**Exercise description:** Transcribe all of the data exactly. Omit the pictures.

**Records provided:**
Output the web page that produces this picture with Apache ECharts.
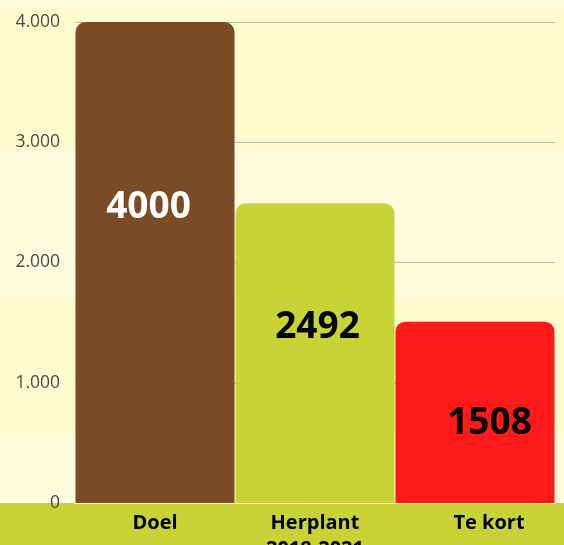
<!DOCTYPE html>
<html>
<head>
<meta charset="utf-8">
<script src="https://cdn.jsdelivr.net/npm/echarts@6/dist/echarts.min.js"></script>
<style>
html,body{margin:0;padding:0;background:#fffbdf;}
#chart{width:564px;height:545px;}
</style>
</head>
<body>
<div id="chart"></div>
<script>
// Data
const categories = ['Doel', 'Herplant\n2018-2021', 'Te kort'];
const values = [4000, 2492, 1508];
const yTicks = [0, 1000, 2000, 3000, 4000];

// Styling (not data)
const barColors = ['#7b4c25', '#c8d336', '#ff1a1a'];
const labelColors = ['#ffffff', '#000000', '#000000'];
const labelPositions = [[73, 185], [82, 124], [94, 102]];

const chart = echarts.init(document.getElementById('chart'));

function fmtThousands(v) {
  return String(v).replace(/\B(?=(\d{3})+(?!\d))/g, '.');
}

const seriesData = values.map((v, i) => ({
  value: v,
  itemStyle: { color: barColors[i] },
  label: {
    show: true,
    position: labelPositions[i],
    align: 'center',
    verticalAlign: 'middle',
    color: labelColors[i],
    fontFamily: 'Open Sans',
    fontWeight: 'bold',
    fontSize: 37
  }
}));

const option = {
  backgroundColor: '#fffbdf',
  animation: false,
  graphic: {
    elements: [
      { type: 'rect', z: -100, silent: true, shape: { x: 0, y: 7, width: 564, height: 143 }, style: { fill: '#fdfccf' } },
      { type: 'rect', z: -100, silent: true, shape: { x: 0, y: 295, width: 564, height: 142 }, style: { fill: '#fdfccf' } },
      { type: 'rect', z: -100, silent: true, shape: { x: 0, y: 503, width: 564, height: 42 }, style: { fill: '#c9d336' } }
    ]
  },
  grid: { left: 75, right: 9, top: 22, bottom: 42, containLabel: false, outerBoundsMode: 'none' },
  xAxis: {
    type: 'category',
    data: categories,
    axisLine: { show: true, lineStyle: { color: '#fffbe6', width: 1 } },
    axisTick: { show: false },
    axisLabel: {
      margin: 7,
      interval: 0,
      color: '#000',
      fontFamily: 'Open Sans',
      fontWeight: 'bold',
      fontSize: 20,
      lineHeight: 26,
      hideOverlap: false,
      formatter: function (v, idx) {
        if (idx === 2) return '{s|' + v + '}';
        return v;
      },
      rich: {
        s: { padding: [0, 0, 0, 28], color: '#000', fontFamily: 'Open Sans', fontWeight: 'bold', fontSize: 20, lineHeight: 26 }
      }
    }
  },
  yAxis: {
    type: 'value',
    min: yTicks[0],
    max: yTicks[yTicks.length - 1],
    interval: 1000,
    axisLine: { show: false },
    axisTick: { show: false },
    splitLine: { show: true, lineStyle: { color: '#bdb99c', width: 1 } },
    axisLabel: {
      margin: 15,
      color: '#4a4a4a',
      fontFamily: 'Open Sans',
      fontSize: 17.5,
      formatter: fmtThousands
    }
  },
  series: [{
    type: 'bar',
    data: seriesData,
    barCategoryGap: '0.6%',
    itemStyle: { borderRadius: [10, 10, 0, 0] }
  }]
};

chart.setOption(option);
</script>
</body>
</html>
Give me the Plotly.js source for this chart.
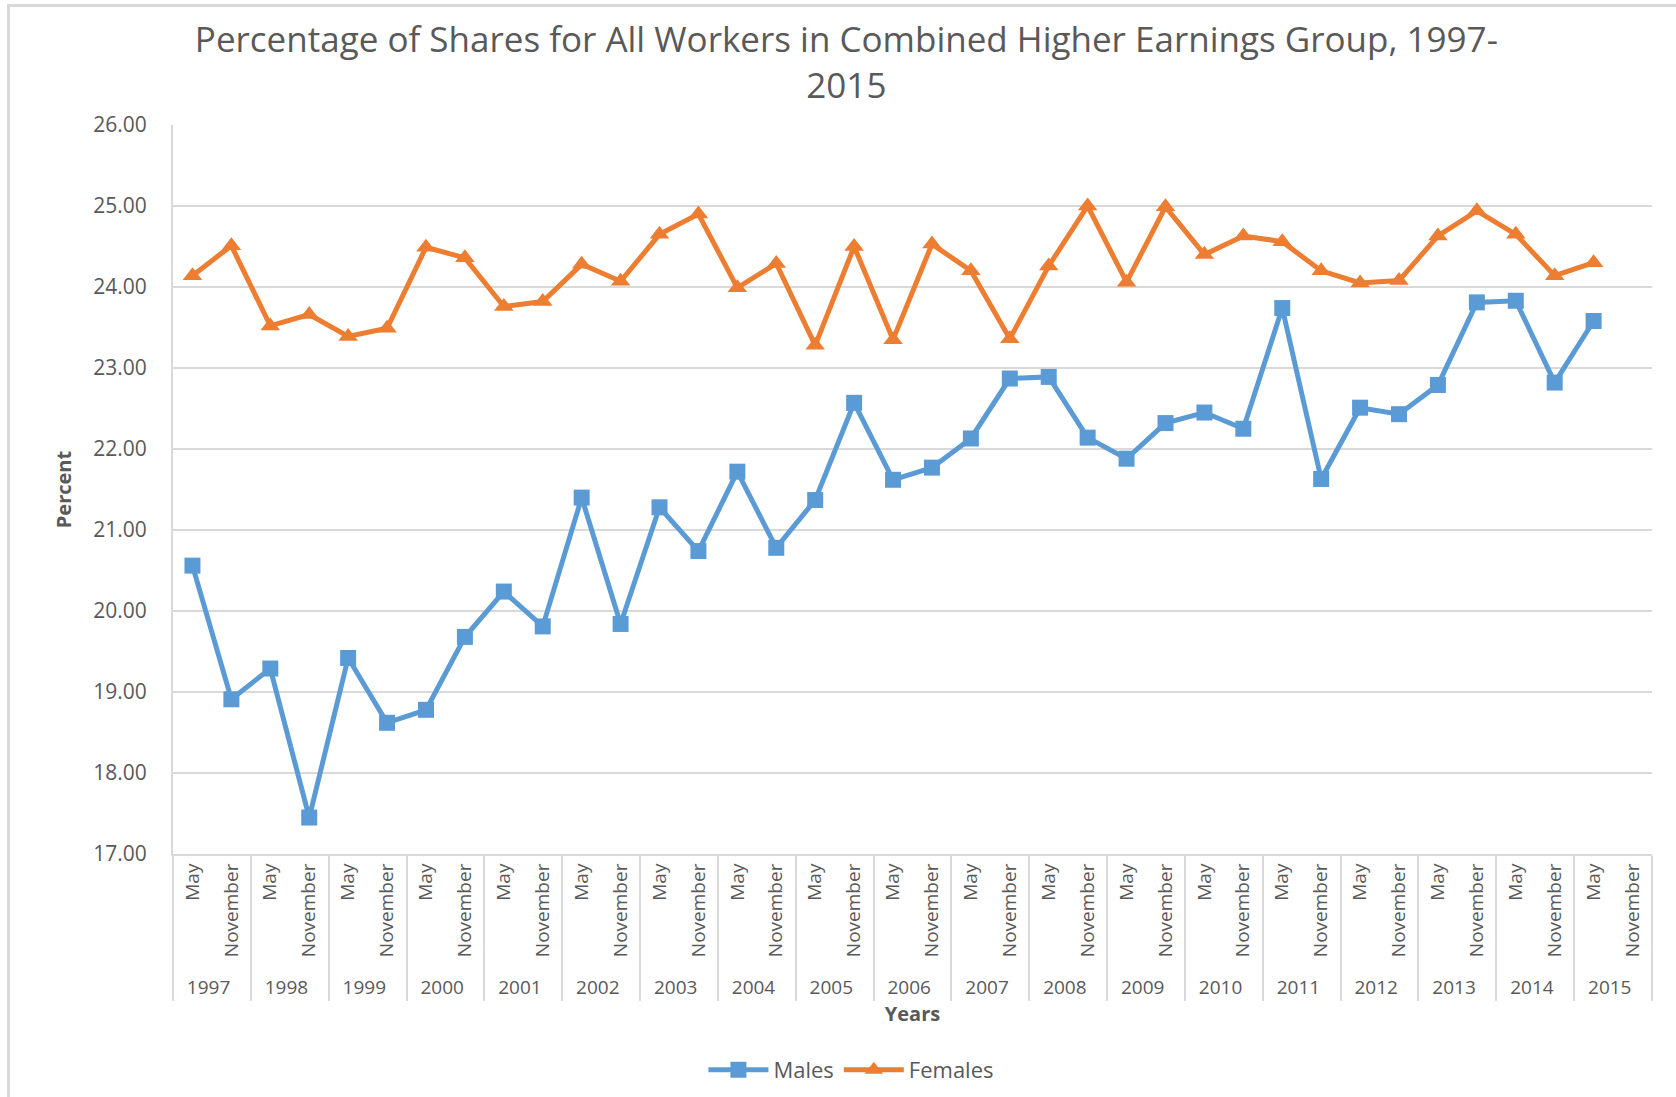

**Correct response:**
Output the web page that produces this picture with Apache ECharts.
<!DOCTYPE html>
<html>
<head>
<meta charset="utf-8">
<script src="https://cdn.jsdelivr.net/npm/echarts@6/dist/echarts.min.js"></script>
<style>
html,body{margin:0;padding:0;background:#fffbdf;}
#chart{width:564px;height:545px;}
</style>
</head>
<body>
<div id="chart"></div>
<script>
// Data
const categories = ['Doel', 'Herplant\n2018-2021', 'Te kort'];
const values = [4000, 2492, 1508];
const yTicks = [0, 1000, 2000, 3000, 4000];

// Styling (not data)
const barColors = ['#7b4c25', '#c8d336', '#ff1a1a'];
const labelColors = ['#ffffff', '#000000', '#000000'];
const labelPositions = [[73, 185], [82, 124], [94, 102]];

const chart = echarts.init(document.getElementById('chart'));

function fmtThousands(v) {
  return String(v).replace(/\B(?=(\d{3})+(?!\d))/g, '.');
}

const seriesData = values.map((v, i) => ({
  value: v,
  itemStyle: { color: barColors[i] },
  label: {
    show: true,
    position: labelPositions[i],
    align: 'center',
    verticalAlign: 'middle',
    color: labelColors[i],
    fontFamily: 'Open Sans',
    fontWeight: 'bold',
    fontSize: 37
  }
}));

const option = {
  backgroundColor: '#fffbdf',
  animation: false,
  graphic: {
    elements: [
      { type: 'rect', z: -100, silent: true, shape: { x: 0, y: 7, width: 564, height: 143 }, style: { fill: '#fdfccf' } },
      { type: 'rect', z: -100, silent: true, shape: { x: 0, y: 295, width: 564, height: 142 }, style: { fill: '#fdfccf' } },
      { type: 'rect', z: -100, silent: true, shape: { x: 0, y: 503, width: 564, height: 42 }, style: { fill: '#c9d336' } }
    ]
  },
  grid: { left: 75, right: 9, top: 22, bottom: 42, containLabel: false, outerBoundsMode: 'none' },
  xAxis: {
    type: 'category',
    data: categories,
    axisLine: { show: true, lineStyle: { color: '#fffbe6', width: 1 } },
    axisTick: { show: false },
    axisLabel: {
      margin: 7,
      interval: 0,
      color: '#000',
      fontFamily: 'Open Sans',
      fontWeight: 'bold',
      fontSize: 20,
      lineHeight: 26,
      hideOverlap: false,
      formatter: function (v, idx) {
        if (idx === 2) return '{s|' + v + '}';
        return v;
      },
      rich: {
        s: { padding: [0, 0, 0, 28], color: '#000', fontFamily: 'Open Sans', fontWeight: 'bold', fontSize: 20, lineHeight: 26 }
      }
    }
  },
  yAxis: {
    type: 'value',
    min: yTicks[0],
    max: yTicks[yTicks.length - 1],
    interval: 1000,
    axisLine: { show: false },
    axisTick: { show: false },
    splitLine: { show: true, lineStyle: { color: '#bdb99c', width: 1 } },
    axisLabel: {
      margin: 15,
      color: '#4a4a4a',
      fontFamily: 'Open Sans',
      fontSize: 17.5,
      formatter: fmtThousands
    }
  },
  series: [{
    type: 'bar',
    data: seriesData,
    barCategoryGap: '0.6%',
    itemStyle: { borderRadius: [10, 10, 0, 0] }
  }]
};

chart.setOption(option);
</script>
</body>
</html>
Give me the Plotly.js source for this chart.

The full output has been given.